(Figure scripts)
** start **

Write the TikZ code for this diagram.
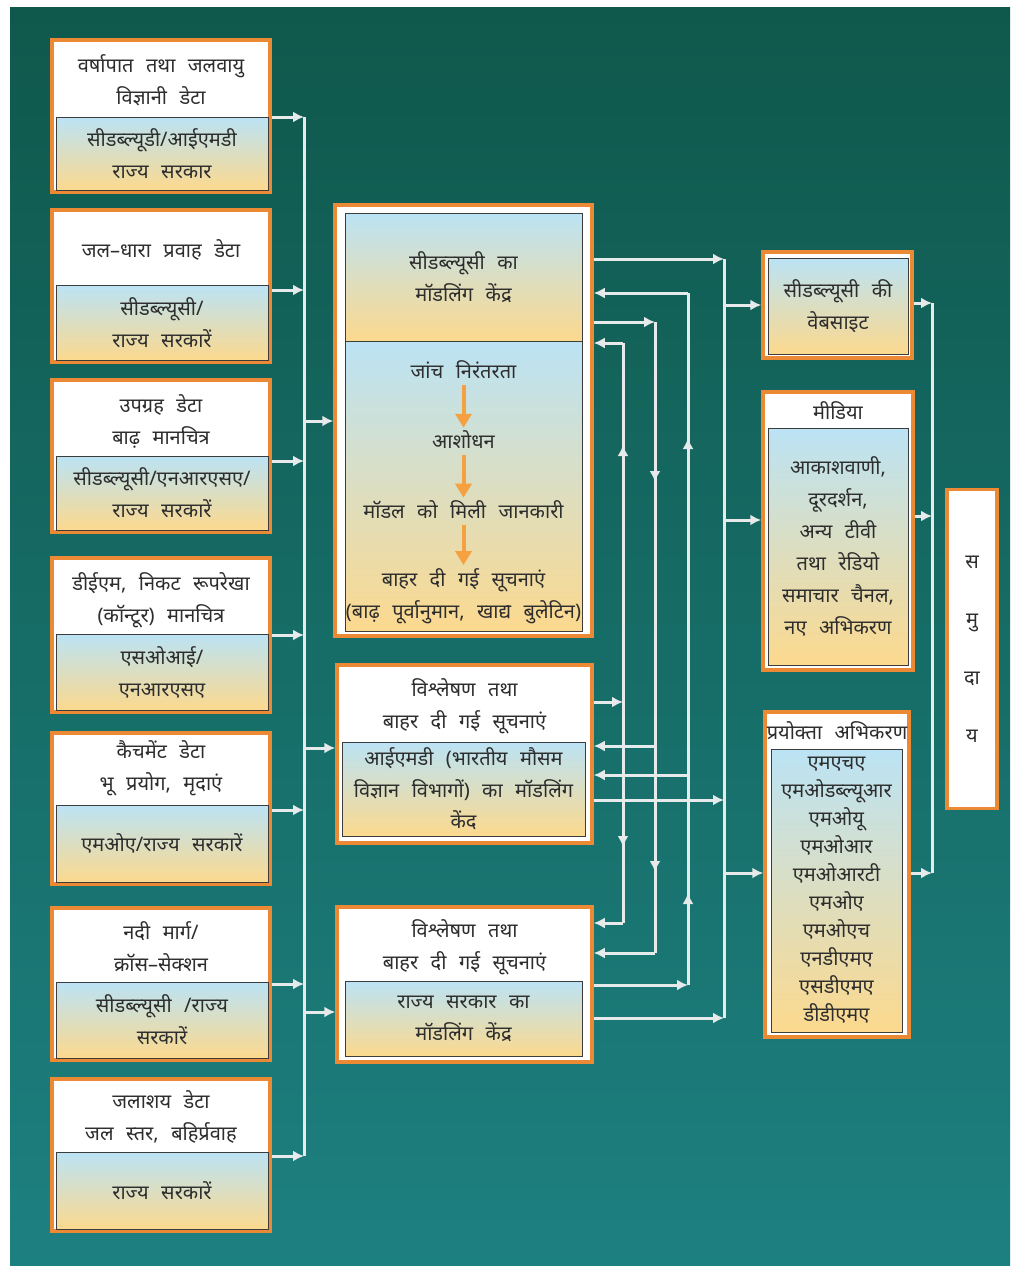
\documentclass[tikz,border=0pt]{standalone}
\usepackage{fontspec}
\newfontfamily\hindi[Script=Devanagari, WordSpace=2.4]{Noto Sans}
\usetikzlibrary{arrows.meta}

\definecolor{cornice}{RGB}{236,137,52}
\definecolor{cielo}{RGB}{187,227,245}
\definecolor{sabbia}{RGB}{252,217,142}
\definecolor{bordo}{RGB}{60,60,60}
\definecolor{testo}{RGB}{45,45,45}
\definecolor{linea}{RGB}{230,234,234}
\definecolor{freccina}{RGB}{245,160,65}
\definecolor{verdescuro}{RGB}{15,88,76}
\definecolor{verdemedio}{RGB}{13,110,103}
\definecolor{verdechiaro}{RGB}{29,128,128}

\tikzset{
  quadro/.style={draw=cornice, line width=3.5pt, fill=white, inner sep=0pt, align=center},
  sfumato/.style={draw=bordo, line width=1pt, top color=cielo, bottom color=sabbia, inner sep=0pt, align=center},
  scritta/.style={inner sep=0pt, align=center},
  bus/.style={draw=linea, line width=3pt},
  freccia/.style={bus, -{Latex[length=11pt,width=11pt]}},
  passo/.style={draw=freccina, line width=4pt, -{Triangle[length=14pt,width=16pt]}}
}

\begin{document}
\begin{tikzpicture}[x=1pt, y=-1pt, font=\hindi\fontsize{20}{32}\selectfont, text=testo]
        \useasboundingbox (0,0) rectangle (1010,1266);
        % Sfondo
        \fill[white] (0,0) rectangle (1010,1266);
        \shade[top color=verdescuro, middle color=verdemedio, bottom color=verdechiaro] (10,7) rectangle (1010,1266);

        % Fonti dei dati
        \node[quadro, minimum width=218pt, minimum height=152pt] (s1) at (161,116) {};
        \node[scritta] (s1t) at (161,80) {वर्षापात तथा जलवायु\\विज्ञानी डेटा};
        \node[sfumato, minimum width=212pt, minimum height=73pt] (s1b) at (162,153.5) {सीडब्ल्यूडी/आईएमडी\\राज्य सरकार};

        \node[quadro, minimum width=218pt, minimum height=152pt] (s2) at (161,286) {};
        \node[scritta] (s2t) at (161,250) {जल–धारा प्रवाह डेटा};
        \node[sfumato, minimum width=212pt, minimum height=75pt] (s2b) at (162,322.5) {सीडब्ल्यूसी/\\राज्य सरकारें};

        \node[quadro, minimum width=218pt, minimum height=152pt] (s3) at (161,456) {};
        \node[scritta] (s3t) at (161,421) {उपग्रह डेटा\\बाढ़ मानचित्र};
        \node[sfumato, minimum width=212pt, minimum height=74pt] (s3b) at (162,493) {सीडब्ल्यूसी/एनआरएसए/\\राज्य सरकारें};

        \node[quadro, minimum width=218pt, minimum height=154pt] (s4) at (161,635) {};
        \node[scritta] (s4t) at (161,600) {डीईएम, निकट रूपरेखा\\(कॉन्टूर) मानचित्र};
        \node[sfumato, minimum width=212pt, minimum height=76pt] (s4b) at (162,672) {एसओआई/\\एनआरएसए};

        \node[quadro, minimum width=218pt, minimum height=151pt] (s5) at (161,808.5) {};
        \node[scritta] (s5t) at (161,768) {कैचमेंट डेटा\\भू प्रयोग, मृदाएं};
        \node[sfumato, minimum width=212pt, minimum height=77pt] (s5b) at (162,843.5) {एमओए/राज्य सरकारें};

        \node[quadro, minimum width=218pt, minimum height=152pt] (s6) at (161,984) {};
        \node[scritta] (s6t) at (161,947) {नदी मार्ग/\\क्रॉस–सेक्शन};
        \node[sfumato, minimum width=212pt, minimum height=76pt] (s6b) at (162,1020) {सीडब्ल्यूसी /राज्य\\सरकारें};

        \node[quadro, minimum width=218pt, minimum height=152pt] (s7) at (161,1155) {};
        \node[scritta] (s7t) at (161,1117) {जलाशय डेटा\\जल स्तर, बहिर्प्रवाह};
        \node[sfumato, minimum width=212pt, minimum height=77pt] (s7b) at (162,1190.5) {राज्य सरकारें};

        % Centri di modellazione
        \node[quadro, minimum width=257pt, minimum height=431pt] (A) at (463.5,420.5) {};
        \node[sfumato, minimum width=237pt, minimum height=128pt] (A1) at (463.5,277) {सीडब्ल्यूसी का\\मॉडलिंग केंद्र};
        \node[sfumato, minimum width=237pt, minimum height=290pt] (A2) at (463.5,486) {};
        \node[scritta] (a1) at (463.5,370) {जांच निरंतरता};
        \node[scritta] (a2) at (463.5,440) {आशोधन};
        \node[scritta] (a3) at (463.5,510) {मॉडल को मिली जानकारी};
        \node[scritta] (a4) at (463.5,596) {बाहर दी गई सूचनाएं\\(बाढ़ पूर्वानुमान, खाद्य बुलेटिन)};
        \draw[passo, shorten <=6pt, shorten >=3pt] (a1) -- (a2);
        \draw[passo, shorten <=6pt, shorten >=3pt] (a2) -- (a3);
        \draw[passo, shorten <=6pt, shorten >=3pt] (a3) -- (a4);

        \node[quadro, minimum width=255pt, minimum height=178pt] (B) at (464.5,754) {};
        \node[scritta] (Bt) at (464.5,706) {विश्लेषण तथा\\बाहर दी गई सूचनाएं};
        \node[sfumato, minimum width=243pt, minimum height=94pt, font=\hindi\fontsize{20}{31.5}\selectfont] (B1) at (463.5,789) {आईएमडी (भारतीय मौसम\\विज्ञान विभागों) का मॉडलिंग\\केंद};

        \node[quadro, minimum width=255pt, minimum height=155pt] (C) at (464.5,984.5) {};
        \node[scritta] (Ct) at (464.5,947.5) {विश्लेषण तथा\\बाहर दी गई सूचनाएं};
        \node[sfumato, minimum width=237pt, minimum height=75pt] (C1) at (463.5,1018.5) {राज्य सरकार का\\मॉडलिंग केंद्र};

        % Canali di diffusione
        \node[quadro, minimum width=149pt, minimum height=106pt] (W) at (837.5,305) {};
        \node[sfumato, minimum width=140pt, minimum height=96pt] (W1) at (838,306) {सीडब्ल्यूसी की\\वेबसाइट};

        \node[quadro, minimum width=150pt, minimum height=278pt] (M) at (838,531) {};
        \node[scritta] (Mt) at (838,411) {मीडिया};
        \node[sfumato, minimum width=140pt, minimum height=237pt] (M1) at (838,546.5) {आकाशवाणी,\\दूरदर्शन,\\अन्य टीवी\\तथा रेडियो\\समाचार चैनल,\\नए अभिकरण};

        \node[quadro, minimum width=144pt, minimum height=325pt] (U) at (837,874.5) {};
        \node[scritta] (Ut) at (837,731) {प्रयोक्ता अभिकरण};
        \node[sfumato, minimum width=131pt, minimum height=283pt, font=\hindi\fontsize{20}{28}\selectfont] (U1) at (836.5,890.5) {एमएचए\\एमओडब्ल्यूआर\\एमओयू\\एमओआर\\एमओआरटी\\एमओए\\एमओएच\\एनडीएमए\\एसडीएमए\\डीडीएमए};

        \node[quadro, minimum width=50pt, minimum height=319pt, font=\hindi\fontsize{20}{58}\selectfont] (S) at (972,649) {स\\मु\\दा\\य};

        % Collettore di sinistra
        \coordinate (b1) at (304,117);
        \coordinate (b2) at (304,290);
        \coordinate (b3) at (304,461);
        \coordinate (b4) at (304,635);
        \coordinate (b5) at (304,810);
        \coordinate (b6) at (304,984);
        \coordinate (b7) at (304,1156);
        \draw[freccia] (s1.east |- b1) -- (b1);
        \draw[freccia] (s2.east |- b2) -- (b2);
        \draw[freccia] (s3.east |- b3) -- (b3);
        \draw[freccia] (s4.east |- b4) -- (b4);
        \draw[freccia] (s5.east |- b5) -- (b5);
        \draw[freccia] (s6.east |- b6) -- (b6);
        \draw[freccia] (s7.east |- b7) -- (b7);
        \draw[bus] (b1) -- (b7);
        \coordinate (bA) at (304,421);
        \coordinate (bB) at (304,748);
        \coordinate (bC) at (304,1012);
        \draw[freccia] (bA) -- (A.west |- bA);
        \draw[freccia] (bB) -- (B.west |- bB);
        \draw[freccia] (bC) -- (C.west |- bC);

        % Scambi tra i centri
        \coordinate (u1) at (623,343);
        \coordinate (u2) at (623,702);
        \coordinate (u3) at (623,923);
        \draw[freccia] (u1) -- (A.east |- u1);
        \draw[freccia] (B.east |- u2) -- (u2);
        \draw[freccia] (u3) -- (C.east |- u3);
        \draw[bus] (u1) -- (u3);
        \draw[freccia] (623,462) -- (623,445);
        \draw[freccia] (623,830) -- (623,847);

        \coordinate (d1) at (655,322);
        \coordinate (d2) at (655,746);
        \coordinate (d3) at (655,953);
        \draw[freccia] (A.east |- d1) -- (d1);
        \draw[freccia] (d2) -- (B.east |- d2);
        \draw[freccia] (d3) -- (C.east |- d3);
        \draw[bus] (d1) -- (d3);
        \draw[freccia] (655,465) -- (655,482);
        \draw[freccia] (655,855) -- (655,872);

        \coordinate (t1) at (688,293);
        \coordinate (t2) at (688,775);
        \coordinate (t3) at (688,985);
        \draw[freccia] (t1) -- (A.east |- t1);
        \draw[freccia] (t2) -- (B.east |- t2);
        \draw[freccia] (C.east |- t3) -- (t3);
        \draw[bus] (t1) -- (t3);
        \draw[freccia] (688,455) -- (688,438);
        \draw[freccia] (688,910) -- (688,893);

        % Uscita verso i canali
        \coordinate (q1) at (724,259);
        \coordinate (q2) at (724,800);
        \coordinate (q3) at (724,1018);
        \draw[freccia] (A.east |- q1) -- (q1);
        \draw[freccia] (B.east |- q2) -- (q2);
        \draw[freccia] (C.east |- q3) -- (q3);
        \draw[bus] (q1) -- (q3);
        \coordinate (qW) at (724,305);
        \coordinate (qM) at (724,520);
        \coordinate (qU) at (724,873);
        \draw[freccia] (qW) -- (W.west |- qW);
        \draw[freccia] (qM) -- (M.west |- qM);
        \draw[freccia] (qU) -- (U.west |- qU);

        % Verso la comunita
        \coordinate (r1) at (932,303);
        \coordinate (r2) at (932,516);
        \coordinate (r3) at (932,873);
        \draw[freccia] (W.east |- r1) -- (r1);
        \draw[freccia] (M.east |- r2) -- (r2);
        \draw[freccia] (U.east |- r3) -- (r3);
        \draw[bus] (r1) -- (r3);
\end{tikzpicture}
\end{document}
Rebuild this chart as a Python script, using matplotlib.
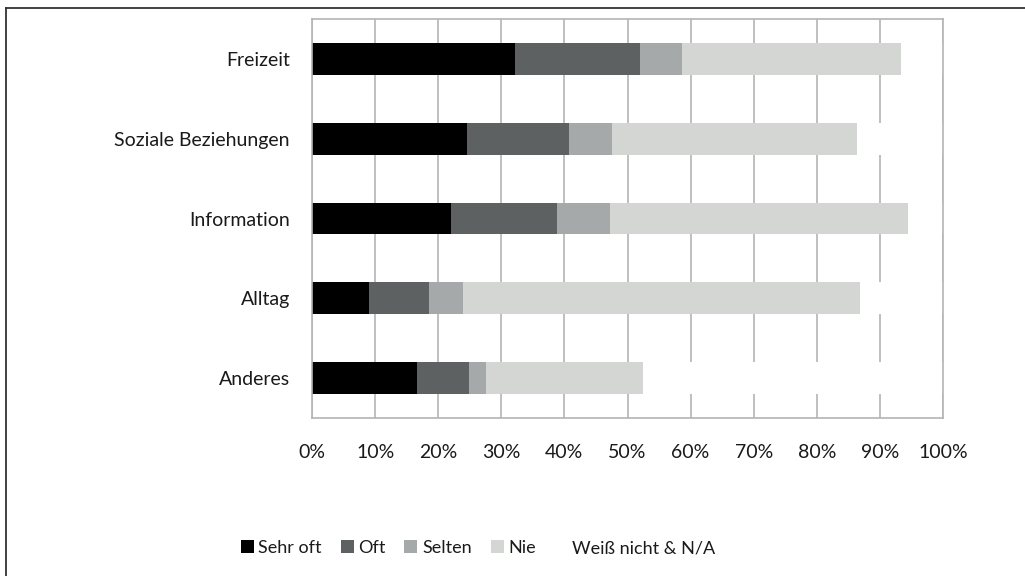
import matplotlib
matplotlib.use("Agg")
import matplotlib.pyplot as plt
from matplotlib.lines import Line2D
from matplotlib.ticker import FuncFormatter

# values (percent of respondents)
categories = ['Freizeit', 'Soziale Beziehungen', 'Information', 'Alltag', 'Anderes']
sehr_oft = [32.2, 24.6, 22.1, 9.1, 16.7]
oft = [19.8, 16.1, 16.8, 9.4, 8.2]
selten = [6.7, 6.8, 8.3, 5.4, 2.7]
nie = [34.6, 38.8, 47.2, 62.9, 24.9]
weiss_nicht = [6.7, 13.7, 5.6, 13.2, 47.5]

series = [sehr_oft, oft, selten, nie, weiss_nicht]
labels = ['Sehr oft', 'Oft', 'Selten', 'Nie', 'Weiß nicht & N/A']
colors = ['#000000', '#5e6161', '#a6a9a9', '#d4d6d4', '#ffffff']

plt.rcParams['font.family'] = ['Lato', 'DejaVu Sans']

fig = plt.figure(figsize=(10.25, 5.76), dpi=100)
ax = fig.add_axes([0.3044, 0.2743, 0.6156, 0.6927])

ypos = list(range(len(categories)))
left = [0.0] * len(categories)
for vals, lab, col in zip(series, labels, colors):
    ax.barh(ypos, vals, left=left, height=0.4, color=col, label=lab, zorder=2)
    left = [a + b for a, b in zip(left, vals)]

ax.set_xlim(0, 100)
ax.set_ylim(len(categories) - 0.5, -0.5)
ax.set_yticks(ypos)
ax.set_yticklabels(categories)
ax.set_xticks(range(0, 101, 10))
ax.xaxis.set_major_formatter(FuncFormatter(lambda v, p: f'{v:.0f}%'))
ax.grid(axis='x', color='#b4b4b4', linewidth=1.2, zorder=0)
ax.set_axisbelow(True)
ax.tick_params(axis='both', length=0, labelsize=14, colors='#1a1a1a')
ax.tick_params(axis='y', pad=16)
ax.tick_params(axis='x', pad=19)
for side in ['left', 'top', 'bottom', 'right']:
    ax.spines[side].set_color('#b4b4b4')
    ax.spines[side].set_linewidth(1.2)

handles, labs = ax.get_legend_handles_labels()
leg = fig.legend(handles, labs, ncol=5, loc='center', bbox_to_anchor=(478 / 1025, 1 - 548 / 576),
                 frameon=False, fontsize=13, handlelength=0.72, handleheight=0.72,
                 handletextpad=0.25, columnspacing=1.05)
for t in leg.get_texts():
    t.set_color('#1a1a1a')

# outer frame (right and bottom edges fall outside the image)
fig.add_artist(Line2D([6 / 1025, 6 / 1025], [0, 1 - 8 / 576], transform=fig.transFigure,
                      color='#333333', linewidth=1.3))
fig.add_artist(Line2D([6 / 1025, 1], [1 - 8 / 576, 1 - 8 / 576], transform=fig.transFigure,
                      color='#333333', linewidth=1.3))

fig.savefig('out.png', dpi=100)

** end **

- _What this task involves_
Reproduce only the lines of the records from the start up to and including the line that holds "(10,7) rectangle (1010,1266);"; do not carry over any picture.

- _Task output_
Write the TikZ code for this diagram.
\documentclass[tikz,border=0pt]{standalone}
\usepackage{fontspec}
\newfontfamily\hindi[Script=Devanagari, WordSpace=2.4]{Noto Sans}
\usetikzlibrary{arrows.meta}

\definecolor{cornice}{RGB}{236,137,52}
\definecolor{cielo}{RGB}{187,227,245}
\definecolor{sabbia}{RGB}{252,217,142}
\definecolor{bordo}{RGB}{60,60,60}
\definecolor{testo}{RGB}{45,45,45}
\definecolor{linea}{RGB}{230,234,234}
\definecolor{freccina}{RGB}{245,160,65}
\definecolor{verdescuro}{RGB}{15,88,76}
\definecolor{verdemedio}{RGB}{13,110,103}
\definecolor{verdechiaro}{RGB}{29,128,128}

\tikzset{
  quadro/.style={draw=cornice, line width=3.5pt, fill=white, inner sep=0pt, align=center},
  sfumato/.style={draw=bordo, line width=1pt, top color=cielo, bottom color=sabbia, inner sep=0pt, align=center},
  scritta/.style={inner sep=0pt, align=center},
  bus/.style={draw=linea, line width=3pt},
  freccia/.style={bus, -{Latex[length=11pt,width=11pt]}},
  passo/.style={draw=freccina, line width=4pt, -{Triangle[length=14pt,width=16pt]}}
}

\begin{document}
\begin{tikzpicture}[x=1pt, y=-1pt, font=\hindi\fontsize{20}{32}\selectfont, text=testo]
        \useasboundingbox (0,0) rectangle (1010,1266);
        % Sfondo
        \fill[white] (0,0) rectangle (1010,1266);
        \shade[top color=verdescuro, middle color=verdemedio, bottom color=verdechiaro] (10,7) rectangle (1010,1266);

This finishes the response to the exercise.